Ed Morley [:emorley]

Comment 39

•

12 years ago

(In reply to Ben Hearsum [:bhearsum] from comment #38) > Ah. So, it sounds like this would be primarily useful for nightly builds And Try surely?

Gregory Szorc [:gps]

Reporter

Comment 40

•

12 years ago

It's 2013: why are we talking about not enough free disk space?

Jeff Hammel

Comment 41

•

12 years ago

(In reply to Jeff Hammel [:jhammel] from comment #36) > (In reply to Jeff Hammel [:jhammel] from comment #31) > <snip/> > > From a onlooker point of view, it seems like what *ideally* we would have > > would be a way of introspecting and noting "build"/machine issues separately > > from burning jobs. Instead, orange v. no orange on the basis of, here, "is > > purgeable?" (+ tinderboxprint) is being focused on since that's all we can > > trivially do with our current infrastructure. Not saying that a deeper > > system can/should be done/specced now/ever, but I think its worth noting > > when a solution is a quick measure v something in good form > > Will file this as requested. Meant to note more explicitly that this is > completely out of scope for this bug bug 852357

Gregory Szorc [:gps]

Reporter

Comment 42

•

12 years ago

According to http://brasstacks.mozilla.com/gofaster/#/overhead/build our win32 builders spend ~1 hour in "build setup and teardown." http://brasstacks.mozilla.com/gofaster/#/executiontime/build shows that our total win32 build time is ~2 hours (I'm pretty sure this doesn't include "build setup and teardown"). Putting the two together, ~33% of the build time for win32 builders is spent in setup and teardown. Or, as I'll call it "buildbot overhead." And, from my earlier comments, we are losing 15+ minutes (possibly even 20+) to the issues described in this bug. Assuming its 15 minutes exactly and assuming the 1 and 2 hour numbers above are exact, build times would go from 180 to 165 minutes. That's a 9% increase in builder capacity.

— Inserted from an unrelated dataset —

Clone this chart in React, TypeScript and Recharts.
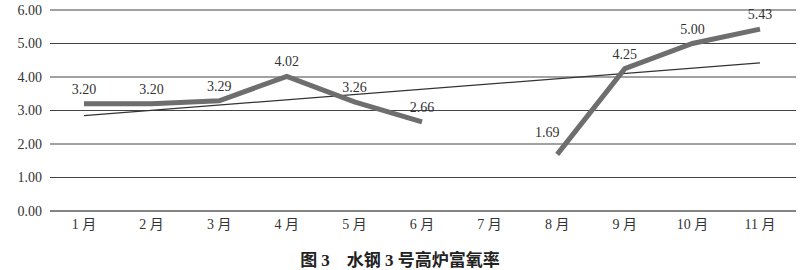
import { LineChart, Line, XAxis, YAxis, CartesianGrid, LabelList } from 'recharts'

const months = ['1 月', '2 月', '3 月', '4 月', '5 月', '6 月', '7 月', '8 月', '9 月', '10 月', '11 月']
const oxygenRate: (number | null)[] = [3.2, 3.2, 3.29, 4.02, 3.26, 2.66, null, 1.69, 4.25, 5.0, 5.43]
// trend line at its two ends
const trend: (number | null)[] = [2.85, null, null, null, null, null, null, null, null, null, 4.42]
const yTicks = [0, 1, 2, 3, 4, 5, 6]

const data = months.map((m, i) => ({ month: m, rate: oxygenRate[i], trend: trend[i] }))

const FONT = '"Liberation Serif", "Noto Sans CJK SC", serif'

function ValueLabel(props: any) {
  const { x, y, value, index } = props
  if (value == null) return null
  // the lone point after the gap has its label nudged up-left, clear of the rising line
  const afterGap = index > 0 && oxygenRate[index - 1] == null
  return (
    <text
      x={x + (afterGap ? -10 : 0)}
      y={y - (afterGap ? 17 : 10)}
      textAnchor="middle"
      fill="#333"
      fontSize={14}
      fontFamily={FONT}
    >
      {Number(value).toFixed(2)}
    </text>
  )
}

export default function App() {
  return (
    <div style={{ position: 'absolute', left: 0, top: 0, width: 800, height: 270, background: '#fff' }}>
      <LineChart width={800} height={240} data={data} margin={{ top: 10, right: 4, left: 0, bottom: 0 }}>
        <CartesianGrid vertical={false} stroke="#444" strokeWidth={1} />
        <XAxis
          dataKey="month"
          axisLine={{ stroke: '#666' }}
          tickLine={false}
          padding={{ left: 34, right: 36 }}
          tick={{ fill: '#333', fontSize: 14, fontFamily: FONT }}
          height={29}
        />
        <YAxis
          domain={[0, 6]}
          ticks={yTicks}
          width={50}
          axisLine={false}
          tickLine={false}
          tickFormatter={(v) => Number(v).toFixed(2)}
          tick={{ fill: '#333', fontSize: 14, fontFamily: FONT }}
        />
        <Line
          dataKey="trend"
          stroke="#333"
          strokeWidth={1.3}
          dot={false}
          connectNulls
          isAnimationActive={false}
        />
        <Line
          dataKey="rate"
          stroke="#6e6e6e"
          strokeWidth={5}
          dot={false}
          isAnimationActive={false}
        >
          <LabelList dataKey="rate" content={ValueLabel} />
        </Line>
      </LineChart>
      <div
        style={{
          position: 'absolute',
          left: 0,
          top: 246,
          width: 800,
          textAlign: 'center',
          fontFamily: FONT,
          fontWeight: 'bold',
          fontSize: 17,
          color: '#222',
          whiteSpace: 'pre',
        }}
      >
        图 3　水钢 3 号高炉富氧率
      </div>
    </div>
  )
}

Nick Thomas [:nthomas] (UTC+12)

Comment 43

•

12 years ago

I think we need to be a bit careful with that overhead number. Everything that doesn't match this config http://mxr.mozilla.org/build/source/braindump/reports/buildfaster_report.py#243 counts as setup/tear down in buildfaster. Note that it's not including long-running things like 'make check'. Taking a (statistically insignificant) sample of two builds: * total time: 135min, previously clobbered and took 10mins to get a working copy of the source from the hg share already on disk, 52min compile, 8 mins building symbols and packaging, 58min make check * total time: 117 min, true dep build with 75 sec hg update, 41 min compile, 8 min packaging, 57 min make check For the first example, the clobbering would have taken a few minutes on some other job. Even with that, 'buildbot overhead' is a lot less than a third of the total time.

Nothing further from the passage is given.